» TASK INSTRUCTIONS
Write the listing below out again exactly, dropping the images.

» DATA EXTRACT
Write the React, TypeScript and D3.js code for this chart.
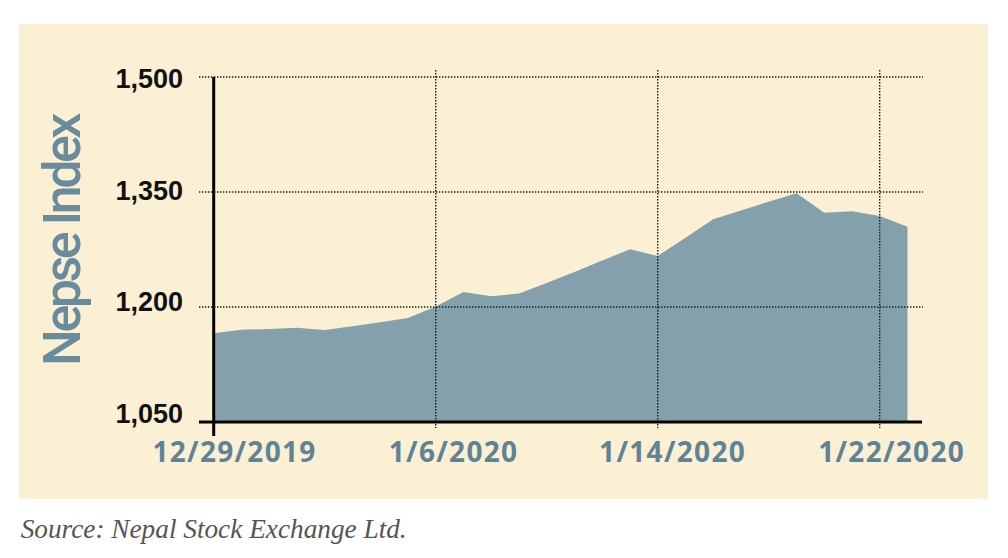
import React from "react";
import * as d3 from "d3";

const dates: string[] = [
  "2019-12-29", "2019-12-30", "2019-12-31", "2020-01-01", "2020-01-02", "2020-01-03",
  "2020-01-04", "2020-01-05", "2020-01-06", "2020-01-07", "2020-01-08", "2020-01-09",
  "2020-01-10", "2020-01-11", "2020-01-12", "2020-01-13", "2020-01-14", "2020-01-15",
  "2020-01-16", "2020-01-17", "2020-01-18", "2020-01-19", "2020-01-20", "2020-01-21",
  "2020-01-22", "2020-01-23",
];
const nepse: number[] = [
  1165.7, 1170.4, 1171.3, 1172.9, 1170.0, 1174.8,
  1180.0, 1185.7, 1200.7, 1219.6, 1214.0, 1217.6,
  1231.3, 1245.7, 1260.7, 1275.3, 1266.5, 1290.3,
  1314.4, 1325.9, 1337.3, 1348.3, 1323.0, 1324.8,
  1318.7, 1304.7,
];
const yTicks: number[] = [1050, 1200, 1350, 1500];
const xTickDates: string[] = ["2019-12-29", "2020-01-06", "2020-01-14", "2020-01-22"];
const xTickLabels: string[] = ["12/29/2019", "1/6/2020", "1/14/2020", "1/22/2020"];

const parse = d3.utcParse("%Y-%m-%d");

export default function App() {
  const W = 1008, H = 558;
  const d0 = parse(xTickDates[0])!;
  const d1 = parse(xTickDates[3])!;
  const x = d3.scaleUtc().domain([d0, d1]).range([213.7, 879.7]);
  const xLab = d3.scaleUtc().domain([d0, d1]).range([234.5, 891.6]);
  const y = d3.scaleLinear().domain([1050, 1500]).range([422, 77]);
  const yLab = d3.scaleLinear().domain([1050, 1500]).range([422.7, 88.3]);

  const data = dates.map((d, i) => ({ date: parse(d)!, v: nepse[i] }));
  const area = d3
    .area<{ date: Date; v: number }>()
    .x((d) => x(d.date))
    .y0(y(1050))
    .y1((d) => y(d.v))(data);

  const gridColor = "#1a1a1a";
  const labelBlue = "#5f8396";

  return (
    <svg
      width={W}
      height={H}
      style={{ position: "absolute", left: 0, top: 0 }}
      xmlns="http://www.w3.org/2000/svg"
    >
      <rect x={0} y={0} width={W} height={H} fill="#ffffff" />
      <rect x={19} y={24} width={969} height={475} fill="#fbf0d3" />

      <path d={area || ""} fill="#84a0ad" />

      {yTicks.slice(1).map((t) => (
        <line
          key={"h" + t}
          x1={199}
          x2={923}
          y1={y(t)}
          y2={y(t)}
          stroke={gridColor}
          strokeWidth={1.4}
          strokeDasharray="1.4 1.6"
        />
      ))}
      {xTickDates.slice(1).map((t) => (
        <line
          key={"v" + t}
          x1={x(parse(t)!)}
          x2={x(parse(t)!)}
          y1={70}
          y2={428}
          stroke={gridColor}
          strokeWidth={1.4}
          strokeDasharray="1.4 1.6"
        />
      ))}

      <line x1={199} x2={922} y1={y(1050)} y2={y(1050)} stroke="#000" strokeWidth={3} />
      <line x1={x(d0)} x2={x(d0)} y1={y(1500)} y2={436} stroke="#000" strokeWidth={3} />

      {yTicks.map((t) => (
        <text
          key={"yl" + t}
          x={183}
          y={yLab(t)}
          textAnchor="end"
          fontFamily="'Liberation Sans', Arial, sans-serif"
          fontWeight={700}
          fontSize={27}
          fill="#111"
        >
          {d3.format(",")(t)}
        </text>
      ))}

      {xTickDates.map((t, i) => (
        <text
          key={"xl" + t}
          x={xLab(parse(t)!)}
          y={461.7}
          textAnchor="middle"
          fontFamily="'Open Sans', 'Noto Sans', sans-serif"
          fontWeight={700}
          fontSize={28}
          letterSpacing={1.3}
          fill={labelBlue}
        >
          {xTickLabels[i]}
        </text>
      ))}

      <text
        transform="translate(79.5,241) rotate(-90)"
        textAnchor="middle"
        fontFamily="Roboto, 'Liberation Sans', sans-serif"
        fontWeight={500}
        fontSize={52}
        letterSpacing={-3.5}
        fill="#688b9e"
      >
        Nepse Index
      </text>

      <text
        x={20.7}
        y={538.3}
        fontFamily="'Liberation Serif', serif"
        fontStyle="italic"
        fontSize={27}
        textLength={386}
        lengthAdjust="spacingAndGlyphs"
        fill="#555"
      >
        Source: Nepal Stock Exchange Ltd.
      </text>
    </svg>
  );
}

» REPLY TO THE EXERCISE
Write the React, TypeScript and D3.js code for this chart.
import React from "react";
import * as d3 from "d3";

const dates: string[] = [
  "2019-12-29", "2019-12-30", "2019-12-31", "2020-01-01", "2020-01-02", "2020-01-03",
  "2020-01-04", "2020-01-05", "2020-01-06", "2020-01-07", "2020-01-08", "2020-01-09",
  "2020-01-10", "2020-01-11", "2020-01-12", "2020-01-13", "2020-01-14", "2020-01-15",
  "2020-01-16", "2020-01-17", "2020-01-18", "2020-01-19", "2020-01-20", "2020-01-21",
  "2020-01-22", "2020-01-23",
];
const nepse: number[] = [
  1165.7, 1170.4, 1171.3, 1172.9, 1170.0, 1174.8,
  1180.0, 1185.7, 1200.7, 1219.6, 1214.0, 1217.6,
  1231.3, 1245.7, 1260.7, 1275.3, 1266.5, 1290.3,
  1314.4, 1325.9, 1337.3, 1348.3, 1323.0, 1324.8,
  1318.7, 1304.7,
];
const yTicks: number[] = [1050, 1200, 1350, 1500];
const xTickDates: string[] = ["2019-12-29", "2020-01-06", "2020-01-14", "2020-01-22"];
const xTickLabels: string[] = ["12/29/2019", "1/6/2020", "1/14/2020", "1/22/2020"];

const parse = d3.utcParse("%Y-%m-%d");

export default function App() {
  const W = 1008, H = 558;
  const d0 = parse(xTickDates[0])!;
  const d1 = parse(xTickDates[3])!;
  const x = d3.scaleUtc().domain([d0, d1]).range([213.7, 879.7]);
  const xLab = d3.scaleUtc().domain([d0, d1]).range([234.5, 891.6]);
  const y = d3.scaleLinear().domain([1050, 1500]).range([422, 77]);
  const yLab = d3.scaleLinear().domain([1050, 1500]).range([422.7, 88.3]);

  const data = dates.map((d, i) => ({ date: parse(d)!, v: nepse[i] }));
  const area = d3
    .area<{ date: Date; v: number }>()
    .x((d) => x(d.date))
    .y0(y(1050))
    .y1((d) => y(d.v))(data);

  const gridColor = "#1a1a1a";
  const labelBlue = "#5f8396";

  return (
    <svg
      width={W}
      height={H}
      style={{ position: "absolute", left: 0, top: 0 }}
      xmlns="http://www.w3.org/2000/svg"
    >
      <rect x={0} y={0} width={W} height={H} fill="#ffffff" />
      <rect x={19} y={24} width={969} height={475} fill="#fbf0d3" />

      <path d={area || ""} fill="#84a0ad" />

      {yTicks.slice(1).map((t) => (
        <line
          key={"h" + t}
          x1={199}
          x2={923}
          y1={y(t)}
          y2={y(t)}
          stroke={gridColor}
          strokeWidth={1.4}
          strokeDasharray="1.4 1.6"
        />
      ))}
      {xTickDates.slice(1).map((t) => (
        <line
          key={"v" + t}
          x1={x(parse(t)!)}
          x2={x(parse(t)!)}
          y1={70}
          y2={428}
          stroke={gridColor}
          strokeWidth={1.4}
          strokeDasharray="1.4 1.6"
        />
      ))}

      <line x1={199} x2={922} y1={y(1050)} y2={y(1050)} stroke="#000" strokeWidth={3} />
      <line x1={x(d0)} x2={x(d0)} y1={y(1500)} y2={436} stroke="#000" strokeWidth={3} />

      {yTicks.map((t) => (
        <text
          key={"yl" + t}
          x={183}
          y={yLab(t)}
          textAnchor="end"
          fontFamily="'Liberation Sans', Arial, sans-serif"
          fontWeight={700}
          fontSize={27}
          fill="#111"
        >
          {d3.format(",")(t)}
        </text>
      ))}

      {xTickDates.map((t, i) => (
        <text
          key={"xl" + t}
          x={xLab(parse(t)!)}
          y={461.7}
          textAnchor="middle"
          fontFamily="'Open Sans', 'Noto Sans', sans-serif"
          fontWeight={700}
          fontSize={28}
          letterSpacing={1.3}
          fill={labelBlue}
        >
          {xTickLabels[i]}
        </text>
      ))}

      <text
        transform="translate(79.5,241) rotate(-90)"
        textAnchor="middle"
        fontFamily="Roboto, 'Liberation Sans', sans-serif"
        fontWeight={500}
        fontSize={52}
        letterSpacing={-3.5}
        fill="#688b9e"
      >
        Nepse Index
      </text>

      <text
        x={20.7}
        y={538.3}
        fontFamily="'Liberation Serif', serif"
        fontStyle="italic"
        fontSize={27}
        textLength={386}
        lengthAdjust="spacingAndGlyphs"
        fill="#555"
      >
        Source: Nepal Stock Exchange Ltd.
      </text>
    </svg>
  );
}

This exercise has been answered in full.